Who influences CIOs? Here's the top 20

The most in-depth research report yet released on CIO influencers makes its debut. Look at the list and see what you think.
Written by Michael Krigsman, Contributor

CIO Influencers (image from iStockphoto)

Every enterprise technology vendor wants to be friends with the CIO. Given that Chief Information Officers control much of the $3.5 trillion information technology market, this desire for closeness makes sense.

At the same time, most CIOs have put interference mechanisms to reduce the number of unsolicited sales calls they receive. Therefore, we see a gap between the desire of vendors to sell and the CIO's need for protection against the onslaught

Given this tension, it's no wonder that a cottage industry has sprung up around identifying people and organizations that influence CIOs.

The best CIO influencers do three things:

  1. Build relationships rather than sell
  2. Consistently add meaningful value to the lives of CIOs and their organizations
  3. Act in a credible, trustworthy, and reliable manner at all times

Building trust requires a significant investment of time with no expectation of a quid pro quo payback. It's a long road, but that's why we care so much about real CIO influencers.

Given the sheer number of people involved in the IT ecosystem, identifying top influencers is not easy. The firm, Apollo Research, has put together the most in-depth analysis of CIO influencers I have seen. The report goes into depth on 20 different market segments, looking at the top influencers in each group.

This chart shows the top influencers in each category:

CIO influence

Who influences Chief Information Officers

Some comments from the company's blog post about the report:

One surprise (until, that is, you see the quality of the content she publishes) is Martha Heller, the CIO recruitment expert. Martha has the second highest reach of all the people listed in the report reaching an exceptionally high 9.3 per cent of the CIOs in the sample...This reflects the fact that her content output, Twitter follower / following base and day-to-day focus revolve around the CIO community.

Perhaps surprisingly, there are only 10 technology analysts that make the top 300, but leading the way is Michael Krigsman of CxOTalk. Michael's published content is heavily directed towards the CIO which is why they are so attentive to his output.

The biggest group in the 300 are the 'CIOs and IT Management' category. Led by Chris Curran, Chief Technologist at PwC.

I asked the Managing Directory of Apollo Research, Richard Laven, to explain their methodology for identifying CIO influencers:

  1. We identify CIOs on Twitter through our own research. A small percentage of them self-identify (e.g. "I am CIO @xxxx") on their Twitter description but most of the ones we use for this report come from our own in-house research where they are quoted in technology articles. We then check them on LinkedIn to verify that they are who we think they are.
  2. Any CIO with more than a certain number of friends is removed. The reason we do this is because we want to limit the sample to those that are on Twitter for information/entertainment rather than to self-promote. So for this report we had a sample of 3,158 CIOs.
  3. We then find out who each of the CIOs in the sample follow on Twitter.
  4. We aggregate this information which tells us who is followed the most.
  5. However, there is a lot of inertia on Twitter where users add an account to follow but rarely remove any. According to our data, for every 1 that is removed, 178 are added. So we have built an algorithm that takes this inertia into account. I can't really tell you too much about it because it is our IP and we're reluctant to share it with anyone.

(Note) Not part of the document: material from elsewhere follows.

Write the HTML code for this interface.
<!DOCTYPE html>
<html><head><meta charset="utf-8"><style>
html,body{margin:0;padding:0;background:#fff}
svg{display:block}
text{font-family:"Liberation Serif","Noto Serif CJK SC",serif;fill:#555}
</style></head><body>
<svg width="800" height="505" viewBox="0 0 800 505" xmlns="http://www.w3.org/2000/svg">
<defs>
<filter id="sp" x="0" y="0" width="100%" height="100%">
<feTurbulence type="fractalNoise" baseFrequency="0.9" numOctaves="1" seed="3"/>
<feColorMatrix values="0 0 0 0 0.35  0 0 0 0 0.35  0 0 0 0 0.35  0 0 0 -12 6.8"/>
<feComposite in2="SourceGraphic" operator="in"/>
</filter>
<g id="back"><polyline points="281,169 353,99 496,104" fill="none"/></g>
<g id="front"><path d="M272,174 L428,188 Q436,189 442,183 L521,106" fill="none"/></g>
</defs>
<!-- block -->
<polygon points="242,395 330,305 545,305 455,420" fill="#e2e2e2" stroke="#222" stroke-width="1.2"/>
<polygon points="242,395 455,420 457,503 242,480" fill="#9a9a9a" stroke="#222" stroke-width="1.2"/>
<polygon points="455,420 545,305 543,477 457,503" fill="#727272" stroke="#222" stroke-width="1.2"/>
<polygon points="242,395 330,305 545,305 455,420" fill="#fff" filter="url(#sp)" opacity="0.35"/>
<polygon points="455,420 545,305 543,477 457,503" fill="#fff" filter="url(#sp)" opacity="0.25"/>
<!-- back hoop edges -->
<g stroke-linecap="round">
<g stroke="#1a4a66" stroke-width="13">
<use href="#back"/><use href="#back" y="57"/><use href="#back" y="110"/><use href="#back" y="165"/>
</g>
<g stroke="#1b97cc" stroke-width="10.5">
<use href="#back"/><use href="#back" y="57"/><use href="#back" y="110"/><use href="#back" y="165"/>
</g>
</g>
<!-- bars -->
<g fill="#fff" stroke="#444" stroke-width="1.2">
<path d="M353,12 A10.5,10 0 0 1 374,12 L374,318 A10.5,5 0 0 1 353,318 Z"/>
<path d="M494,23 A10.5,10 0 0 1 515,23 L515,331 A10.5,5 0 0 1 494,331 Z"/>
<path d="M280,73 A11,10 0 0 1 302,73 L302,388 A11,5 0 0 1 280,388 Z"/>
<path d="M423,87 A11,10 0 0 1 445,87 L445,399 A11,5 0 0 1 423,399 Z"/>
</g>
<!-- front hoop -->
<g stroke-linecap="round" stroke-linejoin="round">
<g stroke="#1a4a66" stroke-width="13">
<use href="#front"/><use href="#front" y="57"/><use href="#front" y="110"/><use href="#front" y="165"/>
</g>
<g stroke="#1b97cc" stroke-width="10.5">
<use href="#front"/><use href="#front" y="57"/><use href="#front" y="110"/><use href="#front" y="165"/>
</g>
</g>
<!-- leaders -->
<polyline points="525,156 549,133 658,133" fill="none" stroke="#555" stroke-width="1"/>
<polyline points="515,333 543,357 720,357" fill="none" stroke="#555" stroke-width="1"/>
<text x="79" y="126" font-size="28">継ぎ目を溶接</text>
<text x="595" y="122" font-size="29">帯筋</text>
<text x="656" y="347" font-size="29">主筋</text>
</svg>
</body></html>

But to illustrate how it works we can take the example of Lance Armstrong. Armstrong still has nearly 4m followers (quite a few CIOs follow him) and in the last 3 months he has lost just over 10,000 followers (0.25%). These 10,000 hardly make a dent in his numbers and do not reflect his dramatic continuing loss of popularity. If we left his following untouched then Armstrong would be top of the CIO sport list in the report and would remain there for the next few years. So the algorithm removes this inertia and only leaves the influencers in place who are active and continue to be popular.

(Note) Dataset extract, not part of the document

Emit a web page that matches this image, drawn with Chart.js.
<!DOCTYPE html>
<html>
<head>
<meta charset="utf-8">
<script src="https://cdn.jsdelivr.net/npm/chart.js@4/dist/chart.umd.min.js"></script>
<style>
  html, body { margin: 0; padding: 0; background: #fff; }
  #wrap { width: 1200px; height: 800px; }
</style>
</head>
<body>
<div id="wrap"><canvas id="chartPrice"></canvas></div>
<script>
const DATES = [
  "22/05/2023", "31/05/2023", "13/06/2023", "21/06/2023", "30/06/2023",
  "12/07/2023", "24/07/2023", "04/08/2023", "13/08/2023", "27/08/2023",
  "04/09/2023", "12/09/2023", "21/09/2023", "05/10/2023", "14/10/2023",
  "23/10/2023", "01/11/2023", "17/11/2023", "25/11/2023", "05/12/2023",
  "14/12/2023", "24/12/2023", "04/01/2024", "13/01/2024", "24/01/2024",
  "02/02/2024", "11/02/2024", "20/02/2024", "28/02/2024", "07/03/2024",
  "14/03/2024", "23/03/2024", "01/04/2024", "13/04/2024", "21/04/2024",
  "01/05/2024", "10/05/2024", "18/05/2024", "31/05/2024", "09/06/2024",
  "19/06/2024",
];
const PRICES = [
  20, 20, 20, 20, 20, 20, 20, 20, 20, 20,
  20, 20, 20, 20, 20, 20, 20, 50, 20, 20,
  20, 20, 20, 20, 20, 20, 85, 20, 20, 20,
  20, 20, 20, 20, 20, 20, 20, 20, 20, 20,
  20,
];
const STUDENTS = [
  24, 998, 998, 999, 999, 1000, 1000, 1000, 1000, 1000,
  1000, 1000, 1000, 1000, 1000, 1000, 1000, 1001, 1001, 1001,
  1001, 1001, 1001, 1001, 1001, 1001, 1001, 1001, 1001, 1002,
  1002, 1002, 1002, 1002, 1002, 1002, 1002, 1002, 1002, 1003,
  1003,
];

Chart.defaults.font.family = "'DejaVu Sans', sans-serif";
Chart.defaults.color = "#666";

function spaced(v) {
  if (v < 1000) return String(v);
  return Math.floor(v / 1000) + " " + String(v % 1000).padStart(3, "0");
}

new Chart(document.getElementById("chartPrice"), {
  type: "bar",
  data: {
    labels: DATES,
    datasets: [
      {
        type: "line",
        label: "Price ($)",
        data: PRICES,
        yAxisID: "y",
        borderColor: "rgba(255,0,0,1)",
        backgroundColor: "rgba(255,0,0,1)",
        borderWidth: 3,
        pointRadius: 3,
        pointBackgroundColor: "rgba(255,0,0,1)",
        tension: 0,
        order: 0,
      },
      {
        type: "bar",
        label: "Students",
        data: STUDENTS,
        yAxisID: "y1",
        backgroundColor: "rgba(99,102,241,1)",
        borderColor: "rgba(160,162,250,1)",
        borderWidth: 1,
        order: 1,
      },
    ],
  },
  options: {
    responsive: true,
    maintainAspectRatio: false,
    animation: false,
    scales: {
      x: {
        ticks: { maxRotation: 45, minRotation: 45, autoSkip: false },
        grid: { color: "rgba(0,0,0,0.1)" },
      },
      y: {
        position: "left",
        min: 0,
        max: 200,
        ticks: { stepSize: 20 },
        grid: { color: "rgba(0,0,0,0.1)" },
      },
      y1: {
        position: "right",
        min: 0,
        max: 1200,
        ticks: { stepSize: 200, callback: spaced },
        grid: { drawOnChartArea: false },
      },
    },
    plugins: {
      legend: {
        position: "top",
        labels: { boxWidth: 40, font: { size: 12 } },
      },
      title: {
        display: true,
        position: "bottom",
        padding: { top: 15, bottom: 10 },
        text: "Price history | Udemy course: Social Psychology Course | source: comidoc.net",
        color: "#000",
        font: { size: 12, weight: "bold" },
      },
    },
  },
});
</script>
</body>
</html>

It also means that influencers in the ascendancy show up much more readily. For example, Donald Trump, would not have existed in the politics list 12 months ago, and if we left the numbers untreated then it is likely neither he, nor Hillary Clinton, would appear in the list in the report. But they are currently both in the news and have more exposure than any other US politicians and the algorithm allows us to reflect that.

The other methodology we employ is for the Target Relevancy Index. We wanted a way to show how relevant the influencer's content was to the target audience, in this case the CIOs. We did this by developing a fairly complex algorithm which, fundamentally, measures the proportion of the influencer's overall followers that are CIOs.

Let me know what you think about this approach to measuring influence. Is this list accurate?

And, yes, I am honored to be named top CIO influencer among all technology industry analysts.